L’inconvénient majeur des mensonges est de s’interposer, voire parfois de nous détourner de nos efforts naturels pour appréhender la réalité des choses. Ils sont conçus pour nous empêcher de rester en contact avec le déroulement de la vie réelle. En nous mentant, notre interlocuteur essaie de nous faire croire que les faits diffèrent de ce qu’ils sont vraiment. Il cherche à nous imposer sa volonté. Il veut nous faire croire que son invention est un reflet fidèle du monde réel.
Une personne qui croit à un mensonge devient par là même prisonnière de son « propre monde », inaccessible aux autres, et dans lequel le menteur lui-même ne réside pas. La victime d’un mensonge, dans la mesure où elle est privée de vérité, quitte le monde des faits tangibles pour s’enfermer dans un royaume illusoire où les autres ne peuvent pénétrer.
Les civilisations n’ont jamais connu et ne connaîtront jamais la prospérité sans disposer d’une masse d’informations factuelles fiables. Elles ne peuvent pas non plus rester en bonne santé si elles sont contaminées par le virus redoutable des croyances erronées. Pour établir et perpétuer une culture avancée, nous devons éviter de nous laisser affaiblir par l’erreur ou par l’ignorance. Nous devons aussi connaître un grand nombre de vérités – et bien sûr apprendre à en faire un usage productif.
Nous vivons à une époque où beaucoup d’individus assez cultivés estiment que la vérité ne mérite aucun respect particulier. Chacun sait, bien entendu, que cette attitude cavalière est plus ou moins endémique chez les journalistes et les politiciens, deux catégories humaines dont les membres se complaisent dans la production de baratin, de mensonges et de toutes les formes d’escroquerie et d’imposture à leur disposition.
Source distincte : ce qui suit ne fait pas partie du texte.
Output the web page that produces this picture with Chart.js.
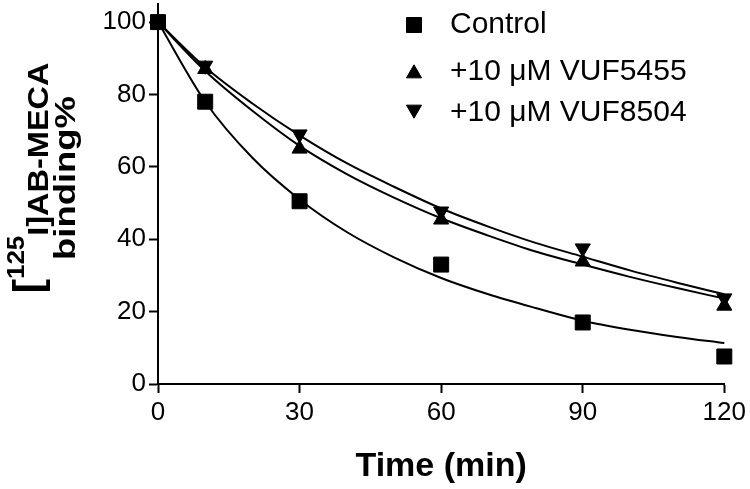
<!DOCTYPE html>
<html>
<head>
<meta charset="utf-8">
<script src="https://cdn.jsdelivr.net/npm/chart.js@4.4.0/dist/chart.umd.min.js"></script>
<style>
  body { margin: 0; background: #fff; }
  #wrap { width: 750px; height: 489px; }
</style>
</head>
<body>
<div id="wrap"><canvas id="bindingChart" width="750" height="489"></canvas></div>
<script>
// measured points (time in min, % binding)
const timePoints = [0, 10, 30, 60, 90, 120];
const controlValues = [100, 78, 50.5, 33, 17, 7.6];
const vuf5455Values = [100, 87, 65, 45.4, 33.8, 21.6];
const vuf8504Values = [100, 88, 69, 47.7, 37.5, 23.7];

// fitted curves, every 10 min
const curveTimes = [0, 10, 20, 30, 40, 50, 60, 70, 80, 90, 100, 110, 120];
const controlCurve = [100, 78, 62.5, 51, 42, 35, 29.3, 24.8, 21, 17.5, 15, 13, 11.3];
const vuf5455Curve = [100, 86.5, 75.5, 65.8, 58, 51.5, 45.8, 41, 36.6, 33, 29.6, 26.5, 23.6];
const vuf8504Curve = [100, 87.5, 77.5, 68.7, 61, 54.5, 48.5, 43.5, 39, 35.2, 31.4, 28, 24.8];

const seriesLabels = ['Control', '+10 \u03BCM VUF5455', '+10 \u03BCM VUF8504'];
const xTicks = [0, 30, 60, 90, 120];
const yTicks = [0, 20, 40, 60, 80, 100];

const fontFamily = '"Liberation Sans", Arial, Helvetica, sans-serif';
Chart.defaults.font.family = fontFamily;
Chart.defaults.color = '#000';

function toPoints(xs, ys) {
    return xs.map((x, i) => ({ x: x, y: ys[i] }));
}

function curveSet(values) {
    return {
        data: toPoints(curveTimes, values),
        showLine: true,
        borderColor: '#000',
        borderWidth: 2,
        pointRadius: 0,
        cubicInterpolationMode: 'monotone',
        clip: false
    };
}

function markerSet(label, values, style, radius, rotation) {
    return {
        label: label,
        data: toPoints(timePoints, values),
        showLine: false,
        pointStyle: style,
        pointRadius: radius,
        pointRotation: rotation,
        backgroundColor: '#000',
        borderColor: '#000',
        borderWidth: 1,
        clip: false
    };
}

const markers = [
    markerSet(seriesLabels[0], controlValues, 'rect', 10.6, 0),
    markerSet(seriesLabels[1], vuf5455Values, 'triangle', 8.7, 0),
    markerSet(seriesLabels[2], vuf8504Values, 'triangle', 8.7, 180)
];

// legend in the top right corner
const cornerLegend = {
    id: 'cornerLegend',
    afterDraw(chart) {
        const ctx = chart.ctx;
        const markerY = [25, 73.5, 109.5];
        const textY = [25, 72, 113];
        ctx.save();
        ctx.fillStyle = '#000';
        ctx.strokeStyle = '#000';
        ctx.font = '30px ' + fontFamily;
        ctx.textBaseline = 'middle';
        markers.forEach((ds, i) => {
            Chart.helpers.drawPoint(ctx, {
                pointStyle: ds.pointStyle,
                radius: ds.pointRadius,
                rotation: ds.pointRotation,
                borderWidth: 1
            }, 414, markerY[i]);
            ctx.fillText(ds.label, 450, textY[i]);
        });
        ctx.restore();
    }
};

// rotated y title with superscript 125
const yTitle = {
    id: 'yTitle',
    afterDraw(chart) {
        const ctx = chart.ctx;
        ctx.save();
        ctx.fillStyle = '#000';
        ctx.translate(0, 178);
        ctx.rotate(-Math.PI / 2);
        ctx.textBaseline = 'alphabetic';

        const mainFont = 'bold 30px ' + fontFamily;
        const bracketFont = 'bold 40px ' + fontFamily;
        const supFont = 'bold 24px ' + fontFamily;
        ctx.font = bracketFont;
        const wOpen = ctx.measureText('[').width;
        ctx.font = mainFont;
        const wRest = ctx.measureText('I]AB-MECA').width;
        ctx.font = supFont;
        const wSup = ctx.measureText('125').width;
        const w1 = wOpen + wSup + wRest;

        ctx.save();
        ctx.scale(231 / w1, 1);
        let u = -w1 / 2;
        ctx.font = bracketFont;
        ctx.fillText('[', u, 42);
        u += wOpen;
        ctx.font = supFont;
        ctx.fillText('125', u, 24);
        u += wSup;
        ctx.font = mainFont;
        ctx.fillText('I]AB-MECA', u, 48);
        ctx.restore();

        ctx.font = mainFont;
        const w2 = ctx.measureText('binding%').width;
        ctx.scale(164 / w2, 1);
        ctx.fillText('binding%', -w2 / 2, 75);
        ctx.restore();
    }
};

const ctx = document.getElementById('bindingChart').getContext('2d');

const chart = new Chart(ctx, {
    type: 'scatter',
    data: {
        datasets: [
            curveSet(controlCurve),
            curveSet(vuf5455Curve),
            curveSet(vuf8504Curve),
            ...markers
        ]
    },
    options: {
        responsive: false,
        animation: false,
        layout: { autoPadding: false, padding: { top: 4, right: 25, left: 0, bottom: 0 } },
        plugins: {
            legend: { display: false },
            tooltip: { enabled: false }
        },
        scales: {
            x: {
                type: 'linear',
                min: 0,
                max: 120,
                afterFit: (scale) => { scale.height = 105; },
                afterBuildTicks: (scale) => { scale.ticks = xTicks.map(v => ({ value: v })); },
                border: { display: true, color: '#000', width: 2 },
                grid: { drawOnChartArea: false, tickLength: 9, tickColor: '#000', tickWidth: 2 },
                ticks: { font: { size: 26 }, color: '#000', padding: 4, maxRotation: 0 },
                title: {
                    display: true,
                    text: 'Time (min)',
                    color: '#000',
                    font: { size: 34, weight: 'bold', lineHeight: 1.2 },
                    padding: { top: 0, bottom: 2 }
                }
            },
            y: {
                type: 'linear',
                min: 0,
                max: 105,
                afterFit: (scale) => { scale.width = 158; },
                afterBuildTicks: (scale) => { scale.ticks = yTicks.map(v => ({ value: v })); },
                border: { display: true, color: '#000', width: 2 },
                grid: { drawOnChartArea: false, tickLength: 9, tickColor: '#000', tickWidth: 2 },
                ticks: { font: { size: 26, lineHeight: 0.05 }, color: '#000', padding: 3 },
                title: { display: false }
            }
        }
    },
    plugins: [cornerLegend, yTitle]
});
</script>
</body>
</html>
La rationalité est notre principale caractéristique, celle qui nous distingue de toutes les autres créatures. En outre, cédant à une puissante inclination, nous nous sommes convaincus que cette rationalité nous donnait le droit de nous considérer comme supérieurs aux autres espèces. En tout cas, elle nous inspire un orgueil aussi obstiné qu’ostentatoire.